William Worthy (July 7, 1921 – May 4, 2014) was an African-American journalist, civil rights activist, and frequent critic of the United States. The collection includes the following topics and genres: correspondence, biographical information, writings, newspaper clippings, advocacy, teaching, travel (specifically Cuba, the USSR, China and Iran), notes, files, and printed matter.
Housing Our Story: Towards Archival Justice for Black Baltimore oral history collection
This collection consists of twenty-two oral history interviews conducted in 2018 as part of a project titled Housing Our Story: Towards Archival Justice for Black Baltimore.
John Clark Mayden Photograph Collection
This collection contains 100 large black-and-white photographic prints made from film negatives by the Baltimore photographer John Clark Mayden, showing scenes of everyday life in Black Baltimore. Please contact special collections to request the collection.
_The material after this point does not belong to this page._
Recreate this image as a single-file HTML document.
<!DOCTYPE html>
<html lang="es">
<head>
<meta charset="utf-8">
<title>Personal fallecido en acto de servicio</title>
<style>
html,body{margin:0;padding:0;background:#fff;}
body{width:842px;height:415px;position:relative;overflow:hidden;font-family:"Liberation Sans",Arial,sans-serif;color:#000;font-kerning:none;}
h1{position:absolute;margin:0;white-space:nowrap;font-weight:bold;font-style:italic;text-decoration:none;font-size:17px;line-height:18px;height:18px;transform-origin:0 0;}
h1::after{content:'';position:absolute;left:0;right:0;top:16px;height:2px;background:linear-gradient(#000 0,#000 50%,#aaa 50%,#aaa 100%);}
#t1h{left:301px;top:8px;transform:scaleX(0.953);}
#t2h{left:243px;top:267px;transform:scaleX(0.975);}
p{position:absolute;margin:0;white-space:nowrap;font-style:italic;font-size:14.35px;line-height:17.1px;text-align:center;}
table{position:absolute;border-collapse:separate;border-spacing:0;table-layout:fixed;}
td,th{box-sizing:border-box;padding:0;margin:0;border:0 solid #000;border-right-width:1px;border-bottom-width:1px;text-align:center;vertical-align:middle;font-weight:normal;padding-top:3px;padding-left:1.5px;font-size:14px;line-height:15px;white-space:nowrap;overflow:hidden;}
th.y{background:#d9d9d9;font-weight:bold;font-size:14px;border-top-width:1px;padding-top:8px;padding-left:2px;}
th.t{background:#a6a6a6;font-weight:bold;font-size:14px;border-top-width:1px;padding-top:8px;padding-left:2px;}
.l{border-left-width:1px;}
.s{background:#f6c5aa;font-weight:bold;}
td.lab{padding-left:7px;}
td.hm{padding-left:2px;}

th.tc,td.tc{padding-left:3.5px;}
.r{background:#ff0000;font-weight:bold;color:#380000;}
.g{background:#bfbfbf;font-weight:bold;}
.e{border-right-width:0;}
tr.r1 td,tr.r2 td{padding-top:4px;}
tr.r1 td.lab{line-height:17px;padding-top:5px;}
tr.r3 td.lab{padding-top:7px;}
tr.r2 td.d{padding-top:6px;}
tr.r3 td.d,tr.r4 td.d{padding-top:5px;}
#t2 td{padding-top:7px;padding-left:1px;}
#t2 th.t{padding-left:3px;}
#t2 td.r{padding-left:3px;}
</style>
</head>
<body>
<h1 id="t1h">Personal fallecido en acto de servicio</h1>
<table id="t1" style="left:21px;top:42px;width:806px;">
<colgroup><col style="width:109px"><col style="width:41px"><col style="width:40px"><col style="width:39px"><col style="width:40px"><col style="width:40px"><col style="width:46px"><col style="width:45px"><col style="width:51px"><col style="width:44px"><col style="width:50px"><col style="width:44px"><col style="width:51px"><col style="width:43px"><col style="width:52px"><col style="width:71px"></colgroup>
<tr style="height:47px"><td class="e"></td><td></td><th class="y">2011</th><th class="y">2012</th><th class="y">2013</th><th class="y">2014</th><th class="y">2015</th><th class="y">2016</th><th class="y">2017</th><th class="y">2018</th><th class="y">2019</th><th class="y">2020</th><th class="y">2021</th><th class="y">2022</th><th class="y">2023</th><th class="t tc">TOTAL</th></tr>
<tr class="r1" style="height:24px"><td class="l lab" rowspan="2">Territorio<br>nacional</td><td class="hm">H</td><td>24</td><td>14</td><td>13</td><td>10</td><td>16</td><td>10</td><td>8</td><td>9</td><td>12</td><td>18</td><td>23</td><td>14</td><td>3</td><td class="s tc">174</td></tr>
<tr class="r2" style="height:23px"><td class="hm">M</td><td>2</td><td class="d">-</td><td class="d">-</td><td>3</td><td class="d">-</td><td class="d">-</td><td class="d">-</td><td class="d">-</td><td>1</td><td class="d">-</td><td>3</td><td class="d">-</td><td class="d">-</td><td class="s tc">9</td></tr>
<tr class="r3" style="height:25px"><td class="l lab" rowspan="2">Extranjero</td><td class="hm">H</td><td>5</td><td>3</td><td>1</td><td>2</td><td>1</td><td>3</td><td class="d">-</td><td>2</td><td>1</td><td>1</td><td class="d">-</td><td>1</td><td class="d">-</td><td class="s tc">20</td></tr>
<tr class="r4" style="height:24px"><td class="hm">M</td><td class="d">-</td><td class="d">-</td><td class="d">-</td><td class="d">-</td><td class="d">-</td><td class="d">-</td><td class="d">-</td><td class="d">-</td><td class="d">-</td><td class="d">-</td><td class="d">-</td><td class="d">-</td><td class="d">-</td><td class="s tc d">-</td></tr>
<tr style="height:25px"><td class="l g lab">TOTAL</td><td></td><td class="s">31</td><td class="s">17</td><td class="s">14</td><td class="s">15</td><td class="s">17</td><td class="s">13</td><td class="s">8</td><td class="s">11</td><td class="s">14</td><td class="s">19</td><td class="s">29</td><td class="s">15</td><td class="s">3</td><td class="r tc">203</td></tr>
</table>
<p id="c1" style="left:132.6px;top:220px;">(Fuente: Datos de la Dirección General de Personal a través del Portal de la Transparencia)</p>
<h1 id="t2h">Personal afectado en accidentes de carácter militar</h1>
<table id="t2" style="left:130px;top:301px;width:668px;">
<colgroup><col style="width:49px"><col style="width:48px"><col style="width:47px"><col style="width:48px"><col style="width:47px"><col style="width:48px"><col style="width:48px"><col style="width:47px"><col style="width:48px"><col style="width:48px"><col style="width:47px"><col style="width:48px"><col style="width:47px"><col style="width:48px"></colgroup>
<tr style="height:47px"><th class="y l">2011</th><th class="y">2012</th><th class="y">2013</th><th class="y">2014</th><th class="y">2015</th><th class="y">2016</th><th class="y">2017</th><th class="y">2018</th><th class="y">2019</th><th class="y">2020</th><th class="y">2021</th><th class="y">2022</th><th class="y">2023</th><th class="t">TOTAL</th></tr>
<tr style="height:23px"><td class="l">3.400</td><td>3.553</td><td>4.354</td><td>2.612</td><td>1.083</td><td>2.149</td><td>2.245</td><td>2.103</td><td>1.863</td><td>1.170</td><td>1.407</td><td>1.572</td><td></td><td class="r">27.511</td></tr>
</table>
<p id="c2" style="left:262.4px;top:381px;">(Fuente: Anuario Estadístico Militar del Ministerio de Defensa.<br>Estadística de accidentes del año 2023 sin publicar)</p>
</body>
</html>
Historic Collection at the George Peabody Library
More than 300,000 volumes largely from the 18th and 19th centuries. Notable collection strengths are archaeology, British art and architecture, British and American history, biography, English and American literature, Romance languages and literature, Greek and Latin classics, history of science, geography, and exploration and travel.
The Baltimore Civil Rights History Project
The Baltimore Civil Rights History Project was primarily a project to record the oral histories of participants in the Baltimore civil rights movement. The project was overseen by Francois Furstenberg when he was a graduate student at Johns Hopkins University. The collection primarily features oral histories, recorded in 1999 and 2000, conducted with Baltimore civil rights movement participants.
Baltimore Queer Oral History Collection
A growing collection of LGBTQ oral history recordings and transcripts with a focus on queer of color histories.
The Roland Park Company papers
Document the development of local neighborhoods Roland Park, Guilford, Homeland, and Northwood, as well as other communities in the United States.
Michael Makarovich oral histories
This collection consists of oral history interviews and printed materials collected primarily in the 1990s by Michael Makarovich, who researched the evolution of gay bars in Baltimore, Maryland.